A su vez, los subsidios indiscriminados terminan fabricando empresarios corruptos, ineficientes e ineficaces que para sobrevivir no tienen otra alternativa que pagar coimas y corromper a los gobernantes de turno para que no les quiten ese beneficio que se le roba a los contribuyentes.

Es muy importante diferenciar entre lo que son los actos de corrupción y el estado de corrupción, que es cuando la corrupción se generaliza. Un artículo publicado por la revista virtual Agenda Oculta de la fundación argentina La Alameda, desarrolló el concepto de "megacorrupción", definido como la condición generada por empresarios inescrupulosos, funcionarios públicos deshonestos, asociaciones ilícitas nacionales y el delito organizado internacional que les permite capturar el Estado para apropiarse de sus recursos y bienes públicos, imponerse en el mercado para obtener beneficios a partir de negocios ilícitos y crear la condiciones para las posteriores acciones de blanqueo de dinero, bienes e imagen.

Es decir, se presentan condiciones de megacorrupción cuando el contexto transaccional en una comunidad se da a través de transacciones dañinas para la consolidación de un marco ético, sumado a un estado generalizado de parainstitucionalidad que avasalla la institucionalidad que rige al Estado y al mercado y, finalmente, resta condiciones al sistema republicano y democrático que debe asegurar un pleno ejercicio del poder ciudadano. Ya son muchos los países en los que el flagelo de la corrupción a nivel gubernamental se ha generalizado en un grado tal que los analistas no dudan de calificar a estas situaciones como “terrorismo económico de estado”.

Lo mismo sucede con los subsidios a la energía a las empresas de transporte público, que lo único que fomentan es la existencia de empresarios ricos y empresas quebradas que exponen a sus clientes a accidentes permanentes por la falta recurrente de inversión de capital. De esta forma, en vez de subsidiar a los pobres, se termina subsidiando a los ricos.

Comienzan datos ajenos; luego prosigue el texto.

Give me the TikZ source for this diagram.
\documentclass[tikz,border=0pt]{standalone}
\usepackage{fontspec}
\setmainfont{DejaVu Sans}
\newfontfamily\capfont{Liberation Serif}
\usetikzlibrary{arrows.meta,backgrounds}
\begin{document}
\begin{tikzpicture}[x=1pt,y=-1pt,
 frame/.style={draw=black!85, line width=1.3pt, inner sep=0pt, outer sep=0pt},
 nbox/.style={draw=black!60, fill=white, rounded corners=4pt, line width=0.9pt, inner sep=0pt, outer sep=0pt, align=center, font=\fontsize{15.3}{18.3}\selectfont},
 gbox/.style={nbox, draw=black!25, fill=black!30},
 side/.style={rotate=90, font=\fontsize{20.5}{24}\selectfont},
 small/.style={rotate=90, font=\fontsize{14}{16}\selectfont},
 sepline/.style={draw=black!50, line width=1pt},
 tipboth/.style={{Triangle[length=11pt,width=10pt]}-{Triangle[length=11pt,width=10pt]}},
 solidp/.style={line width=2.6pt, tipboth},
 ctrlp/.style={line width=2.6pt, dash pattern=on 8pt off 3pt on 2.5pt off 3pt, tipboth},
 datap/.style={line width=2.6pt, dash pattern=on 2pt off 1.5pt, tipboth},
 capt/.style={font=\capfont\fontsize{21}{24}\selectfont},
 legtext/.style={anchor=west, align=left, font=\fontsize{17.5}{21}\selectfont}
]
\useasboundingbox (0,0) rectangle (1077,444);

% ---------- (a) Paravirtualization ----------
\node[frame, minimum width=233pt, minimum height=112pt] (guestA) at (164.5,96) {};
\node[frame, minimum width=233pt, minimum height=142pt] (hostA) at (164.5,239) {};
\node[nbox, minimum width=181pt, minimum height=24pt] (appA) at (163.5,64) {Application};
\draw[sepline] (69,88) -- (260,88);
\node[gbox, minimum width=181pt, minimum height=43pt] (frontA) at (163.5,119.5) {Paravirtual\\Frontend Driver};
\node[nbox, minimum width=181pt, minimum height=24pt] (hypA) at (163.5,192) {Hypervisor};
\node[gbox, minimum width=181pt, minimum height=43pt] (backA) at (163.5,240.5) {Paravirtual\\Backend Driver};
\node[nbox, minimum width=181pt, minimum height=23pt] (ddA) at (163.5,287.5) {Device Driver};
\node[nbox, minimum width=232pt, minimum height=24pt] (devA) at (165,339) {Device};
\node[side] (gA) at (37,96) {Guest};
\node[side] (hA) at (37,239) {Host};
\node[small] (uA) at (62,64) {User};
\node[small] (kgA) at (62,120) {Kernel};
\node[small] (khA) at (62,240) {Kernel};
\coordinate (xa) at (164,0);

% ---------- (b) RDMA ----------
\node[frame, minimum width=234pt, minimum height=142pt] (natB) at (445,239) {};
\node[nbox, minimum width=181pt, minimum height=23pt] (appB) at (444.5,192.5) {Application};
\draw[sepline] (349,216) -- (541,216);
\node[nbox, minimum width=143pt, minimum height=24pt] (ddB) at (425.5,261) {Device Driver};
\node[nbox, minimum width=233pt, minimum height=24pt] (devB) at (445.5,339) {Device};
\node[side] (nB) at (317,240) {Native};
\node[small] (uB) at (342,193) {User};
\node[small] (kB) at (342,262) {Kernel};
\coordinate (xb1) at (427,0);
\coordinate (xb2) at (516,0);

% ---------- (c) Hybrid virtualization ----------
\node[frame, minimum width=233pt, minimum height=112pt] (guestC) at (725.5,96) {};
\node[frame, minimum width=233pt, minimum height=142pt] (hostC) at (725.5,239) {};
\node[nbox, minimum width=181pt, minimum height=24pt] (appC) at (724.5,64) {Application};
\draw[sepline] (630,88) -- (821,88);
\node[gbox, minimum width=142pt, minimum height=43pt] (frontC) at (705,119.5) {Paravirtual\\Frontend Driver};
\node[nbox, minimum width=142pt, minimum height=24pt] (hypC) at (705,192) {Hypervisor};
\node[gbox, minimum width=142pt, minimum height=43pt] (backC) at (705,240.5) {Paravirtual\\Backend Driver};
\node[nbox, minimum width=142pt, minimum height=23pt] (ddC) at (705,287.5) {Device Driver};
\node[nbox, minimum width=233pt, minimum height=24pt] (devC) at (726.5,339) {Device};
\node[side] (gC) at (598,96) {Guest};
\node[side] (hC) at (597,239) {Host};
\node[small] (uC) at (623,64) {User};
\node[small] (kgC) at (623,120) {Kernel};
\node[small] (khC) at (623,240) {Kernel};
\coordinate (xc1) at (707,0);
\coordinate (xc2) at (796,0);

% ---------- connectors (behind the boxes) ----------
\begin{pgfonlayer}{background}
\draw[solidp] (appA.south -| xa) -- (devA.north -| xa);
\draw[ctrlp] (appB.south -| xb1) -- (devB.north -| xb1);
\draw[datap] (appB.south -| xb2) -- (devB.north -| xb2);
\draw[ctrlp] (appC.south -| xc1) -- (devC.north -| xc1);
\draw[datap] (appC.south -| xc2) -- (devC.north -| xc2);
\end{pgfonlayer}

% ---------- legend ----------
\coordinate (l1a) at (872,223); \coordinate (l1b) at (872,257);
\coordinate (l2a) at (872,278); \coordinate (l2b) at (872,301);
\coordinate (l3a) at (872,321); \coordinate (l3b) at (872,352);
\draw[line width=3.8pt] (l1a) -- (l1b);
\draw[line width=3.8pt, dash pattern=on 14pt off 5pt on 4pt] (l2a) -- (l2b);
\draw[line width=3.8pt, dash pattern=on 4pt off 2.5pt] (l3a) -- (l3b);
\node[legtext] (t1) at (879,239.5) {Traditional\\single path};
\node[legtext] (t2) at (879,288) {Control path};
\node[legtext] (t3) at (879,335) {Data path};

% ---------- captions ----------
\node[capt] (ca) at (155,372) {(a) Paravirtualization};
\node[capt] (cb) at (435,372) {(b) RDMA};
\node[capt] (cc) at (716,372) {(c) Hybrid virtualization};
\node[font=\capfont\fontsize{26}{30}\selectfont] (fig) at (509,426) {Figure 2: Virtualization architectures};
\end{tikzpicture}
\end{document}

Por eso es que la competencia es tan importante: porque la supervivencia de los que logran producir a precios más bajos en forma más eficiente y eficaz son los que sobreviven y los que permiten que los precios sean cada vez más baratos, cosa que beneficia directamente a los consumidores.

Actuando del modo en que lo hacen, los gobiernos se aseguran los votos, pero ¿a qué costo? Al costo de que la gente comience a comerse el futuro, a costo de cortar la rama en la que estamos sentados. En el largo plazo nos empobrecemos todos porque la torta se achica cada vez más y se vuelve un alfajor y el alfajor una galletita.

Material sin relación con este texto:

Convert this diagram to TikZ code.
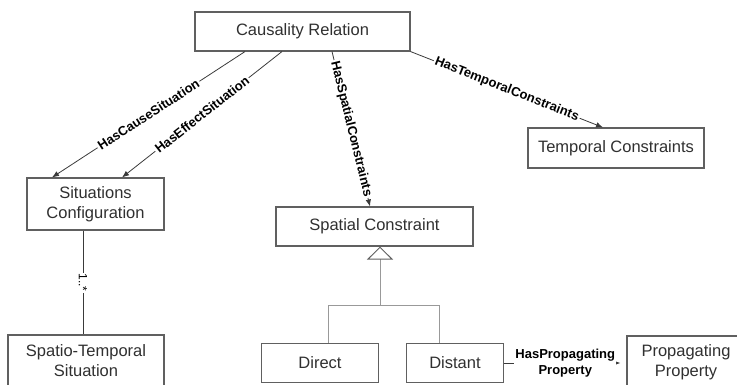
\documentclass[tikz,border=0pt]{standalone}
\usepackage{fontspec}
\setmainfont{Liberation Sans}
\usetikzlibrary{arrows.meta}
\definecolor{linegray}{HTML}{3A3A3A}
\definecolor{boxgray}{HTML}{606060}
\definecolor{textgray}{HTML}{303030}
\tikzset{
  box/.style={draw=boxgray, line width=1.1pt, fill=white, text=textgray, align=center,
    font=\fontsize{16.5}{20}\selectfont, inner sep=0pt},
  rel/.style={sloped, fill=white, inner sep=1.5pt, text=black,
    font=\bfseries\fontsize{13}{15.5}\selectfont},
  conn/.style={draw=linegray, line width=0.8pt, -{Latex[length=7pt,width=5.5pt]}}
}
\begin{document}
\begin{tikzpicture}[x=1pt, y=-1pt]
	\useasboundingbox (0,0) rectangle (737,384);
	% classes
	\node[box, minimum width=215pt, minimum height=39pt] (cr) at (302.5,31.5) {Causality Relation};
	\node[box, minimum width=176pt, minimum height=40pt] (tc) at (616,148) {Temporal Constraints};
	\node[box, minimum width=137pt, minimum height=52pt] (sc) at (95.5,204) {Situations\\Configuration};
	\node[box, minimum width=156pt, minimum height=52pt] (sts) at (86,361) {Spatio-Temporal\\Situation};
	\node[box, minimum width=197pt, minimum height=39pt] (spc) at (374.5,226.5) {Spatial Constraint};
	\node[box, minimum width=117pt, minimum height=39pt] (dir) at (320,363) {Direct};
	\node[box, minimum width=97pt, minimum height=39pt] (dis) at (455,363) {Distant};
	\node[box, minimum width=118pt, minimum height=52pt] (pp) at (686,362) {Propagating\\Property};
	
	% relations
	\draw[conn] ([xshift=-57.5pt]cr.south) -- node[rel]{HasCauseSituation} ([xshift=-43.5pt]sc.north);
	\draw[conn] ([xshift=-20.5pt]cr.south) -- node[rel]{HasEffectSituation} ([xshift=26.5pt]sc.north);
	\draw[conn] ([xshift=29.5pt]cr.south) -- node[rel]{HasSpatialConstraints} ([xshift=-4.5pt]spc.north);
	\draw[conn] (cr.south east) -- node[rel]{HasTemporalConstraints} ([xshift=-13pt]tc.north);
	\draw[conn, shorten >=6pt] (dis.east) -- node[rel, align=center, inner sep=1pt]{HasPropagating\\Property} (dis.east -| pp.west);
	
	% multiplicity
	\draw[linegray, line width=0.8pt] (sc.south -| 83,0) -- node[sloped, fill=white, inner sep=1pt, text=black, font=\fontsize{12}{14}\selectfont]{1..*} (sts.north -| 83,0);
	
	% generalization
	\coordinate (fork) at (380,305);
	\draw[gray!80, line width=0.8pt] (fork -| 328,0) -- (fork -| 439,0);
	\draw[gray!80, line width=0.8pt] (fork -| 328,0) -- (dir.north -| 328,0);
	\draw[gray!80, line width=0.8pt] (fork -| 439,0) -- (dis.north -| 439,0);
	\draw[gray!80, line width=0.8pt, -{Triangle[open, length=13pt, width=26pt, line width=0.9pt, color=boxgray, fill=white]}] (fork) -- (fork |- spc.south);
\end{tikzpicture}
\end{document}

Para poder distribuir riqueza primero hay que crearla.

Algo similar sucede con las empresas del Estado que pierden plata, ¿por qué no viene una empresa privada a perderla? ¿Por qué tenemos que subsidiarle los pasajes aéreos a los ricos con nuestros impuestos? Porque los toman aviones son los ricos, no los pobres que apenas pueden moverse de donde están y algunas veces ni siquiera eso.

Y ni hablar de la importación de pobres de otras regiones del mundo cuando ni siquiera podemos ayudar dignamente a los que ya tenemos. Porque esos nuevos pobres inmigrantes vienen a competir con nuestros pobres en la obtención de un subsidio o de un primer trabajo, entonces al haber más oferta bajan los valores de los sueldos y nuevamente se entra en los círculos viciosos. De esta forma se excede la capacidad de carga del sistema gratuitamente.

¿Cómo se sale de esto?

Con políticas que más allá del subsidio se centren en la promoción y creación de puestos de trabajo; con nuevas empresas eficientes que compitan en el mercado y creen valor económico, social y ambiental. Solo a través de una masa importante de empresas que se enfoquen en este paradigma de triple resultado es que vamos a lograrlo.

También tejiendo alianzas con organizaciones del sector social, comprendiendo que son éstas organizaciones las que mejor saben cómo solucionarle los problemas a la gente. Pero no creando organizaciones adictas, sino reconociendo y empoderando las que ya existen y han demostrado vocación y esfuerzo para transformar la realidad y que a pesar de todo y contra viento y marea lo están consiguiendo.

El problema de las democracias fallidas es que terminan convirtiendo un país en territorio y llevan a la anarquía o el totalitarismo.